When I later mentioned I was catching a flight out of the Changsha the very next day, she asked whether I couldn't have flown out of Guiyang instead. Indeed, I would have done that had I better predicted things when I purchased the ticket. My schedule during the past month or so hadn't gone exactly as first planned. I spent more time than expected in Hengyang, which meant I had to skip Yongzhou. I then spent more time than expected in Guilin, which meant I had to skip Liuzhou and some other potential locations. I had just spent more time than expected in Guiyang, which meant I had to skip Kaili and Huaihua. In short, I wasn't arriving in Changsha a few days before my flight from a closer city as I had first expected. All of this reflects a tension between spending more time in individual cities versus visiting more cities. Both have their merits.
So after a three hour and twenty-something minute train ride, I had about 24 hours in Changsha. I initially thought I would put together a "day in Changsha" post similar to the one
when I was last in Changsha, which also involved a one day stay followed by a flight. But that visit had occurred less than half a year after an earlier visit to Changsha, when I spent much more time there. A quick catchup here made sense. But this visit involved a one and half year gap from the previous one day visit and a nearly two year gap since my last extended stay. Not only was there much more which had changed, I more effectively maxed out my time. By the end of the day I wasn't just exhausted, I felt like all of what I had found deserved more than being put together in a single post.

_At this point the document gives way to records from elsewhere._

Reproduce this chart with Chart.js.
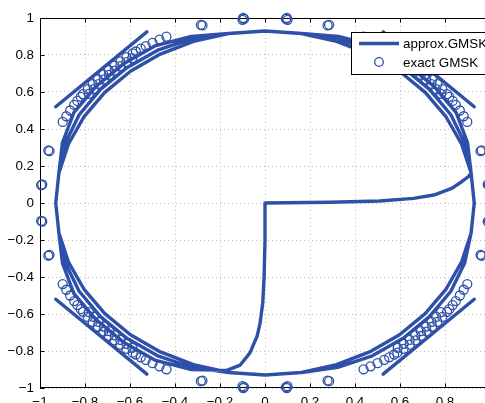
<!DOCTYPE html>
<html><head><meta charset="utf-8">
<script src="https://cdn.jsdelivr.net/npm/chart.js@4.4.1/dist/chart.umd.min.js"></script>
<style>
html,body{margin:0;padding:0;overflow:hidden;background:#fff;width:485px;height:403px}
#wrap{position:absolute;left:0;top:0;width:500px;height:403px}
</style>
</head><body><div id="wrap"><canvas id="c" width="500" height="403"></canvas></div>
<script>
// ---- data ----
const seriesLabels = ['approx.GMSK', 'exact GMSK'];
const xTicks = [-1, -0.8, -0.6, -0.4, -0.2, 0, 0.2, 0.4, 0.6, 0.8, 1];
const yTicks = [-1, -0.8, -0.6, -0.4, -0.2, 0, 0.2, 0.4, 0.6, 0.8, 1];

// approx. GMSK trajectory pieces
const approxStart = [[0,0],[0.29,0.004],[0.51,0.011],[0.66,0.025],[0.75,0.043],[0.83,0.079],[0.874,0.115],[0.904,0.142]];
const approxLoopA = [[0.916,0.162],[0.874,0.318],[0.805,0.465],[0.712,0.598],[0.598,0.712],[0.465,0.805],[0.318,0.874],[0.162,0.916],[0,0.93],
  [-0.162,0.916],[-0.318,0.874],[-0.465,0.805],[-0.598,0.712],[-0.712,0.598],[-0.805,0.465],[-0.874,0.318],[-0.916,0.162],[-0.93,0],
  [-0.916,-0.162],[-0.874,-0.318],[-0.805,-0.465],[-0.712,-0.598],[-0.598,-0.712],[-0.465,-0.805],[-0.318,-0.874],[-0.162,-0.916],[0,-0.93],
  [0.162,-0.916],[0.318,-0.874],[0.465,-0.805],[0.598,-0.712],[0.712,-0.598],[0.805,-0.465],[0.874,-0.318],[0.916,-0.162],[0.93,0]];
const approxLoopB = [[0.916,0.162],[0.888,0.323],[0.826,0.477],[0.731,0.614],[0.614,0.731],[0.477,0.826],[0.323,0.888],[0.162,0.916],[0,0.93],
  [-0.162,0.916],[-0.323,0.888],[-0.477,0.826],[-0.614,0.731],[-0.731,0.614],[-0.826,0.477],[-0.888,0.323],[-0.916,0.162],[-0.93,0],
  [-0.916,-0.162],[-0.888,-0.323],[-0.826,-0.477],[-0.731,-0.614],[-0.614,-0.731],[-0.477,-0.826],[-0.323,-0.888],[-0.162,-0.916],[0,-0.93],
  [0.162,-0.916],[0.323,-0.888],[0.477,-0.826],[0.614,-0.731],[0.731,-0.614],[0.826,-0.477],[0.888,-0.323],[0.916,-0.162],[0.93,0]];
const approxLoopC = [[0.916,0.162],[0.9,0.327],[0.849,0.49],[0.751,0.63],[0.63,0.751],[0.49,0.849],[0.327,0.9],[0.162,0.916],[0,0.93],
  [-0.162,0.916],[-0.327,0.9],[-0.49,0.849],[-0.63,0.751],[-0.751,0.63],[-0.849,0.49],[-0.9,0.327],[-0.916,0.162],[-0.93,0],
  [-0.916,-0.162],[-0.9,-0.327],[-0.849,-0.49],[-0.751,-0.63],[-0.63,-0.751],[-0.49,-0.849],[-0.327,-0.9]];
const approxEnd = [[-0.17,-0.905],[-0.11,-0.876],[-0.067,-0.81],[-0.035,-0.72],[-0.022,-0.65],[-0.01,-0.54],[-0.004,-0.4],[0,-0.2],[0,0]];
const chordUL = [[-0.93,0.52],[-0.525,0.925]];
const chordUR = [[0.525,0.925],[0.93,0.52]];
const chordLL = [[-0.93,-0.52],[-0.525,-0.925]];
const chordLR = [[0.525,-0.925],[0.93,-0.52]];

// exact GMSK samples, by quadrant
const exactQ1 = [[0.899,0.438],[0.883,0.469],[0.866,0.500],[0.848,0.530],[0.834,0.552],[0.819,0.574],[0.809,0.588],[0.783,0.590],[0.788,0.616],[0.761,0.616],[0.766,0.643],[0.740,0.643],[0.743,0.669],[0.716,0.668],[0.719,0.695],[0.693,0.693],[0.695,0.719],[0.668,0.716],[0.669,0.743],[0.643,0.740],[0.643,0.766],[0.616,0.761],[0.616,0.788],[0.590,0.783],[0.588,0.809],[0.574,0.819],[0.552,0.834],[0.530,0.848],[0.500,0.866],[0.469,0.883],[0.438,0.899],
  [0.995,0.097],[0.99,0.1],[0.963,0.285],[0.958,0.28],[0.285,0.963],[0.278,0.96],[0.093,0.995],[0.1,0.99],[0.097,1.0]];
const exactQ2 = [[-0.899,0.438],[-0.883,0.469],[-0.866,0.500],[-0.848,0.530],[-0.834,0.552],[-0.819,0.574],[-0.809,0.588],[-0.783,0.590],[-0.788,0.616],[-0.761,0.616],[-0.766,0.643],[-0.740,0.643],[-0.743,0.669],[-0.716,0.668],[-0.719,0.695],[-0.693,0.693],[-0.695,0.719],[-0.668,0.716],[-0.669,0.743],[-0.643,0.740],[-0.643,0.766],[-0.616,0.761],[-0.616,0.788],[-0.590,0.783],[-0.588,0.809],[-0.574,0.819],[-0.552,0.834],[-0.530,0.848],[-0.500,0.866],[-0.469,0.883],[-0.438,0.899],
  [-0.995,0.097],[-0.99,0.1],[-0.963,0.285],[-0.958,0.28],[-0.285,0.963],[-0.278,0.96],[-0.093,0.995],[-0.1,0.99],[-0.097,1.0]];
const exactQ3 = [[-0.899,-0.438],[-0.883,-0.469],[-0.866,-0.500],[-0.848,-0.530],[-0.834,-0.552],[-0.819,-0.574],[-0.809,-0.588],[-0.783,-0.590],[-0.788,-0.616],[-0.761,-0.616],[-0.766,-0.643],[-0.740,-0.643],[-0.743,-0.669],[-0.716,-0.668],[-0.719,-0.695],[-0.693,-0.693],[-0.695,-0.719],[-0.668,-0.716],[-0.669,-0.743],[-0.643,-0.740],[-0.643,-0.766],[-0.616,-0.761],[-0.616,-0.788],[-0.590,-0.783],[-0.588,-0.809],[-0.574,-0.819],[-0.552,-0.834],[-0.530,-0.848],[-0.500,-0.866],[-0.469,-0.883],[-0.438,-0.899],
  [-0.995,-0.097],[-0.99,-0.1],[-0.963,-0.285],[-0.958,-0.28],[-0.285,-0.963],[-0.278,-0.96],[-0.093,-0.995],[-0.1,-0.99],[-0.097,-1.0]];
const exactQ4 = [[0.899,-0.438],[0.883,-0.469],[0.866,-0.500],[0.848,-0.530],[0.834,-0.552],[0.819,-0.574],[0.809,-0.588],[0.783,-0.590],[0.788,-0.616],[0.761,-0.616],[0.766,-0.643],[0.740,-0.643],[0.743,-0.669],[0.716,-0.668],[0.719,-0.695],[0.693,-0.693],[0.695,-0.719],[0.668,-0.716],[0.669,-0.743],[0.643,-0.740],[0.643,-0.766],[0.616,-0.761],[0.616,-0.788],[0.590,-0.783],[0.588,-0.809],[0.574,-0.819],[0.552,-0.834],[0.530,-0.848],[0.500,-0.866],[0.469,-0.883],[0.438,-0.899],
  [0.995,-0.097],[0.99,-0.1],[0.963,-0.285],[0.958,-0.28],[0.285,-0.963],[0.278,-0.96],[0.093,-0.995],[0.1,-0.99],[0.097,-1.0]];

// ---- build datasets ----
const BLUE = '#2f50a8';
const toPts = a => a.map(p => ({x: p[0], y: p[1]}));
const GAP = {x: null, y: null};
const approxData = [].concat(
  toPts(approxStart), toPts(approxLoopA), toPts(approxLoopB), toPts(approxLoopC), toPts(approxEnd), [GAP],
  toPts(chordUL), [GAP], toPts(chordUR), [GAP], toPts(chordLL), [GAP], toPts(chordLR));
const exactData = [].concat(toPts(exactQ1), toPts(exactQ2), toPts(exactQ3), toPts(exactQ4));

const FONT = '"Liberation Sans", Arial, Helvetica, sans-serif';
const fmt = v => { const s = String(Number(v.toFixed(1))); return s.replace('-', '\u2212'); };

const frame = {
  id: 'frame',
  beforeDatasetsDraw(chart) {
    const {ctx, chartArea: a, scales} = chart;
    ctx.save();
    ctx.strokeStyle = '#000'; ctx.lineWidth = 1;
    ctx.strokeRect(a.left + 0.5, a.top + 0.5, a.right - a.left - 1, a.bottom - a.top - 1);
    ctx.beginPath();
    const L = 4.5;
    xTicks.forEach(v => {
      const px = Math.round(scales.x.getPixelForValue(v)) + 0.5;
      ctx.moveTo(px, a.bottom); ctx.lineTo(px, a.bottom - L);
      ctx.moveTo(px, a.top); ctx.lineTo(px, a.top + L);
    });
    yTicks.forEach(v => {
      const py = Math.round(scales.y.getPixelForValue(v)) + 0.5;
      ctx.moveTo(a.left, py); ctx.lineTo(a.left + L, py);
      ctx.moveTo(a.right, py); ctx.lineTo(a.right - L, py);
    });
    ctx.stroke();
    ctx.restore();
  },
  afterDraw(chart) {
    const {ctx} = chart;
    const ds = chart.data.datasets;
    ctx.save();
    const bx = 351, by = 32, bw = 150, bh = 42;
    ctx.fillStyle = '#fff';
    ctx.fillRect(bx, by, bw, bh);
    ctx.strokeStyle = '#000'; ctx.lineWidth = 1;
    ctx.strokeRect(bx + 0.5, by + 0.5, bw, bh);
    ctx.strokeStyle = BLUE; ctx.lineWidth = 3.3; ctx.lineCap = 'butt';
    ctx.beginPath(); ctx.moveTo(359, 43.5); ctx.lineTo(399, 43.5); ctx.stroke();
    ctx.lineWidth = 1.3;
    ctx.beginPath(); ctx.arc(379, 62, 4.3, 0, Math.PI * 2); ctx.stroke();
    ctx.fillStyle = '#000';
    ctx.font = '13.4px ' + FONT;
    ctx.textBaseline = 'middle'; ctx.textAlign = 'left';
    ctx.fillText(ds[0].label, 403, 44);
    ctx.fillText(ds[1].label, 403, 63);
    ctx.restore();
  }
};

new Chart(document.getElementById('c'), {
  type: 'scatter',
  data: {
    datasets: [
      { label: seriesLabels[0], data: approxData, showLine: true, spanGaps: false,
        borderColor: BLUE, backgroundColor: BLUE, borderWidth: 3.4, pointRadius: 0, pointHoverRadius: 0,
        borderJoinStyle: 'round', borderCapStyle: 'round', tension: 0, order: 2 },
      { label: seriesLabels[1], data: exactData, showLine: false,
        borderColor: BLUE, backgroundColor: 'rgba(0,0,0,0)', borderWidth: 1.3, pointRadius: 4.5,
        pointStyle: 'circle', clip: false, order: 1 }
    ]
  },
  options: {
    responsive: false, animation: false, devicePixelRatio: 1,
    layout: { padding: { top: 18, right: 10, left: 0, bottom: 0 } },
    plugins: { legend: { display: false }, tooltip: { enabled: false } },
    scales: {
      x: {
        type: 'linear', min: -1, max: 1,
        afterBuildTicks: s => { s.ticks = xTicks.map(v => ({value: v})); },
        afterFit: s => { s.height = 15; },
        grid: { color: '#bdbdbd', lineWidth: 1, drawTicks: false },
        border: { display: false, dash: [1, 3] },
        ticks: { padding: 6, color: '#000', font: { family: FONT, size: 13.4 }, maxRotation: 0, autoSkip: false, callback: v => fmt(v) }
      },
      y: {
        type: 'linear', min: -1, max: 1,
        afterBuildTicks: s => { s.ticks = yTicks.map(v => ({value: v})); },
        afterFit: s => { s.width = 40; },
        grid: { color: '#bdbdbd', lineWidth: 1, drawTicks: false },
        border: { display: false, dash: [1, 3] },
        ticks: { padding: 6, color: '#000', font: { family: FONT, size: 13.4 }, autoSkip: false, callback: v => fmt(v) }
      }
    }
  },
  plugins: [frame]
});
</script>
</body></html>
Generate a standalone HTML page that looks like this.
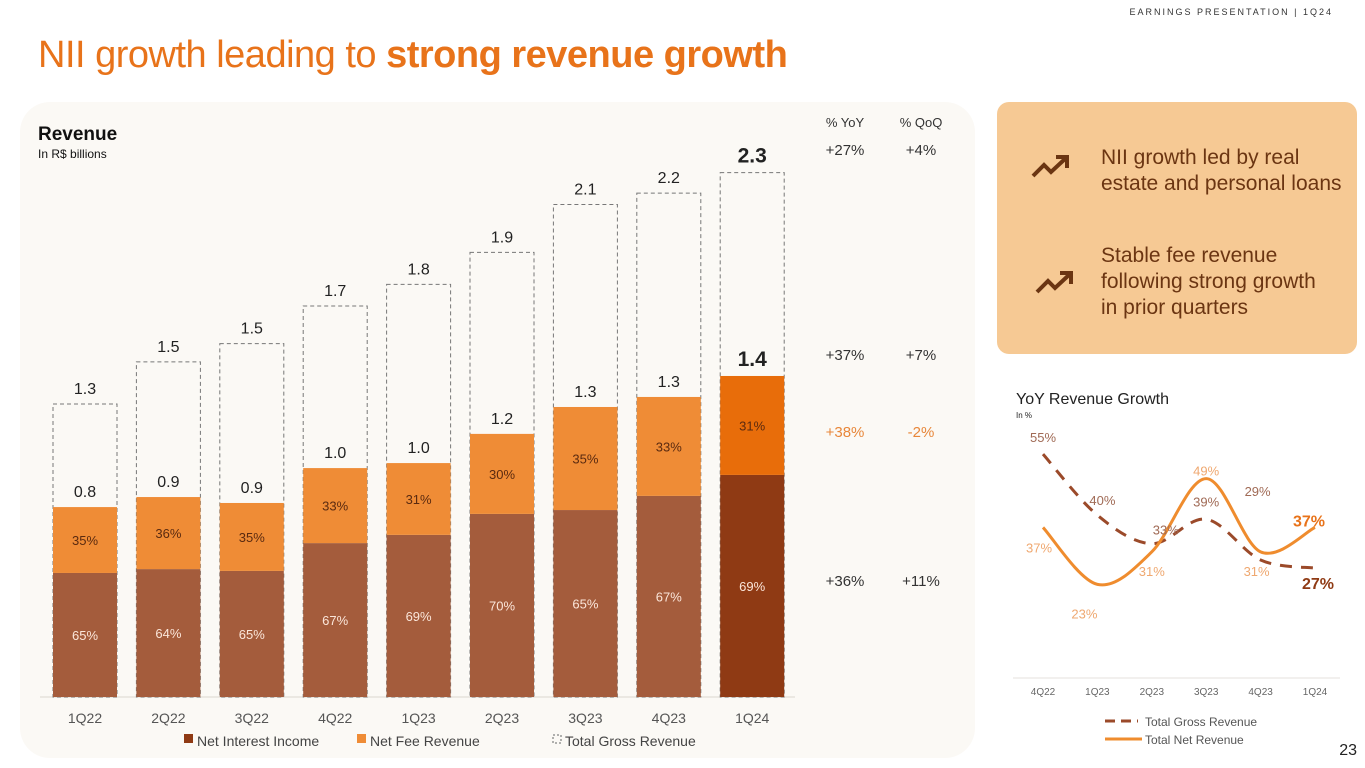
<!DOCTYPE html>
<html><head><meta charset="utf-8">
<style>
body{margin:0;width:1365px;height:768px;background:#fff;font-family:"Liberation Sans",sans-serif;position:relative;overflow:hidden}
.abs{position:absolute}
</style></head>
<body>
<div class="abs" style="right:32px;top:7px;font-size:9px;letter-spacing:2px;color:#333">EARNINGS PRESENTATION | 1Q24</div>
<div class="abs" style="left:38px;top:34px;font-size:38px;color:#e8731a;letter-spacing:-0.5px">NII growth leading to <b>strong revenue growth</b></div>
<div class="abs" style="left:20px;top:102px;width:955px;height:656px;background:#fbf9f5;border-radius:30px"></div>
<div class="abs" style="left:997px;top:102px;width:360px;height:252px;background:#f6c994;border-radius:12px;color:#6b3512;font-size:21px;line-height:26px">
 <svg class="abs" style="left:32px;top:50px" width="44" height="30"><path d="M4 24 L15 13 L22 20 L37 6 M27 5 L38 5 L38 16" fill="none" stroke="#6b3512" stroke-width="4"/></svg>
 <div class="abs" style="left:104px;top:43px">NII growth led by real<br>estate and personal loans</div>
 <svg class="abs" style="left:36px;top:166px" width="44" height="30"><path d="M4 24 L15 13 L22 20 L37 6 M27 5 L38 5 L38 16" fill="none" stroke="#6b3512" stroke-width="4"/></svg>
 <div class="abs" style="left:104px;top:141px">Stable fee revenue<br>following strong growth<br>in prior quarters</div>
</div>
<div class="abs" style="right:8px;top:742px;font-size:16px;color:#222">23</div>

<svg class="abs" style="left:0;top:0" width="1365" height="768" id="chart">
<text x="38" y="140" font-size="19" font-weight="bold" fill="#111">Revenue</text>
<text x="38" y="158" font-size="12" fill="#111">In R$ billions</text>
<g font-size="13" fill="#333" text-anchor="middle">
<text x="845" y="127">% YoY</text><text x="921" y="127">% QoQ</text>
<text x="845" y="155" font-size="15">+27%</text><text x="921" y="155" font-size="15">+4%</text>
<text x="845" y="360" font-size="15">+37%</text><text x="921" y="360" font-size="15">+7%</text>
<text x="845" y="437" font-size="15" fill="#e8873a">+38%</text><text x="921" y="437" font-size="15" fill="#e8873a">-2%</text>
<text x="845" y="586" font-size="15">+36%</text><text x="921" y="586" font-size="15">+11%</text>
</g>
<line x1="40" y1="697" x2="795" y2="697" stroke="#e6e2dc" stroke-width="1.5"/>
<g id="bars"></g>
<g font-size="14" fill="#444">
<rect x="184" y="734" width="9" height="9" fill="#8f3a14"/><text x="197" y="746">Net Interest Income</text>
<rect x="357" y="734" width="9" height="9" fill="#ef8c36"/><text x="370" y="746">Net Fee Revenue</text>
<rect x="553" y="735" width="8" height="8" fill="none" stroke="#666" stroke-dasharray="2,2"/><text x="565" y="746">Total Gross Revenue</text>
</g>
<text x="1016" y="404" font-size="16" fill="#222">YoY Revenue Growth</text>
<text x="1016" y="418" font-size="8" fill="#222">In %</text>
<line x1="1013" y1="678" x2="1340" y2="678" stroke="#e6e2dc"/>
<g id="lines"></g>
<line x1="1105" y1="721" x2="1138" y2="721" stroke="#9b4a2a" stroke-width="3" stroke-dasharray="10,6"/>
<text x="1145" y="726" font-size="12" fill="#555">Total Gross Revenue</text>
<line x1="1105" y1="739" x2="1142" y2="739" stroke="#ef8c2e" stroke-width="3"/>
<text x="1145" y="744" font-size="12" fill="#555">Total Net Revenue</text>
</svg>
<script>
const categories=["1Q22","2Q22","3Q22","4Q22","1Q23","2Q23","3Q23","4Q23","1Q24"];
const nii=[0.544,0.561,0.553,0.675,0.711,0.803,0.820,0.882,0.974];
const fee=[0.289,0.316,0.298,0.329,0.315,0.351,0.452,0.434,0.434];
const gross=[1.285,1.47,1.55,1.715,1.81,1.95,2.16,2.21,2.30];
const grossLabels=["1.3","1.5","1.5","1.7","1.8","1.9","2.1","2.2","2.3"];
const netLabels=["0.8","0.9","0.9","1.0","1.0","1.2","1.3","1.3","1.4"];
const niiPct=["65%","64%","65%","67%","69%","70%","65%","67%","69%"];
const feePct=["35%","36%","35%","33%","31%","30%","35%","33%","31%"];
const lineCats=["4Q22","1Q23","2Q23","3Q23","4Q23","1Q24"];
const grossGrowth=[55,40,33,39,29,27];
const netGrowth=[37,23,31,49,31,37];

const NS="http://www.w3.org/2000/svg";
function mk(tag,attrs,parent,txt){const e=document.createElementNS(NS,tag);for(const k in attrs)e.setAttribute(k,attrs[k]);if(txt!==undefined)e.textContent=txt;parent.appendChild(e);return e;}
const base=697,scale=228,x0=85,step=83.4,bw=64;
const xS=i=>x0+i*step, yS=v=>base-v*scale;
const bars=document.getElementById('bars');
categories.forEach((c,i)=>{
  const cx=xS(i),last=i===categories.length-1;
  const g=mk('rect',{x:cx-bw/2,y:yS(gross[i]),width:bw,height:gross[i]*scale,fill:'none',stroke:'#777','stroke-dasharray':'4,3','stroke-width':1},bars);
  
  
  const n=mk('rect',{x:cx-bw/2,y:yS(nii[i]),width:bw,height:nii[i]*scale,fill:last?'#8f3a14':'#a45c3c'},bars);
  
  
  const f=mk('rect',{x:cx-bw/2,y:yS(nii[i]+fee[i]),width:bw,height:fee[i]*scale,fill:last?'#e86d0a':'#ef8c36'},bars);
  
  
  mk('text',{x:cx,y:(yS(nii[i])+base)/2+5,'font-size':13,fill:'#fbe6da','text-anchor':'middle'},bars,niiPct[i]);
  mk('text',{x:cx,y:(yS(nii[i])+yS(nii[i]+fee[i]))/2+5,'font-size':13,fill:'#5a2a10','text-anchor':'middle'},bars,feePct[i]);
  mk('text',{x:cx,y:yS(nii[i]+fee[i])-10,'font-size':last?21:16,'font-weight':last?'bold':'normal',fill:'#222','text-anchor':'middle'},bars,netLabels[i]);
  mk('text',{x:cx,y:yS(gross[i])-10,'font-size':last?21:16,'font-weight':last?'bold':'normal',fill:'#222','text-anchor':'middle'},bars,grossLabels[i]);
  mk('text',{x:cx,y:723,'font-size':14,fill:'#555','text-anchor':'middle'},bars,c);
});
const lines=document.getElementById('lines');
const lx=i=>1043+i*54.4, ly=v=>678-v*4.07;
function smooth(vals){const p=vals.map((v,i)=>[lx(i),ly(v)]);let d='M'+p[0];for(let i=0;i<p.length-1;i++){const a=p[i-1]||p[i],b=p[i],c=p[i+1],e=p[i+2]||c;d+=` C${b[0]+(c[0]-a[0])/6},${b[1]+(c[1]-a[1])/6} ${c[0]-(e[0]-b[0])/6},${c[1]-(e[1]-b[1])/6} ${c[0]},${c[1]}`;}return d;}
const gp=mk('path',{d:smooth(grossGrowth),fill:'none',stroke:'#9b4a2a','stroke-width':3,'stroke-dasharray':'12,9'},lines);


const np=mk('path',{d:smooth(netGrowth),fill:'none',stroke:'#ef8c2e','stroke-width':3},lines);


const gOff=[[0,-12],[5,-10],[14,-9],[0,-13],[-3,-64],[3,21]], nOff=[[-4,25],[-13,34],[0,24],[0,-3],[-4,24],[-6,-1]];
lineCats.forEach((c,i)=>{
  const last=i===lineCats.length-1;
  mk('text',{x:lx(i)+gOff[i][0],y:ly(grossGrowth[i])+gOff[i][1],'font-size':last?16:13,'font-weight':last?'bold':'normal',fill:last?'#8f3a14':'#a06a55','text-anchor':'middle'},lines,grossGrowth[i]+'%');
  mk('text',{x:lx(i)+nOff[i][0],y:ly(netGrowth[i])+nOff[i][1],'font-size':last?16:13,'font-weight':last?'bold':'normal',fill:last?'#e8731a':'#efa870','text-anchor':'middle'},lines,netGrowth[i]+'%');
  mk('text',{x:lx(i),y:695,'font-size':10,fill:'#666','text-anchor':'middle'},lines,c);
});
</script>
</body></html>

So instead of a new "day in Changsha" post, for now I will share a single scene from Huangxing Square in Changsha which reminded me of scenes I have shared
from Guangzhou and
from Shenyang.
Yes, on the digital billboard is yet another blissfully blue baijiu advertisement from Yanghe Distillery. But instead of featuring their Tianzhilan baijiu, it features their Mengzhilan M6. which
according to Yanghe:
. . . inherits the element of the ancient Yanghe Liquor, and transforms itself gracefully in the new historical period by perfectly interpreting the definition of the treasured Liquor with pure and exquisite technology.
How about that?
Anyway, more soon. I will be in less of a exploratory mode during the next few weeks, so I hope to get slightly caught up on some things. Just need to decide what is next. Perhaps more about Changsha. Perhaps where I headed after Changsha. Perhaps where I was before. Perhaps some other new historical period.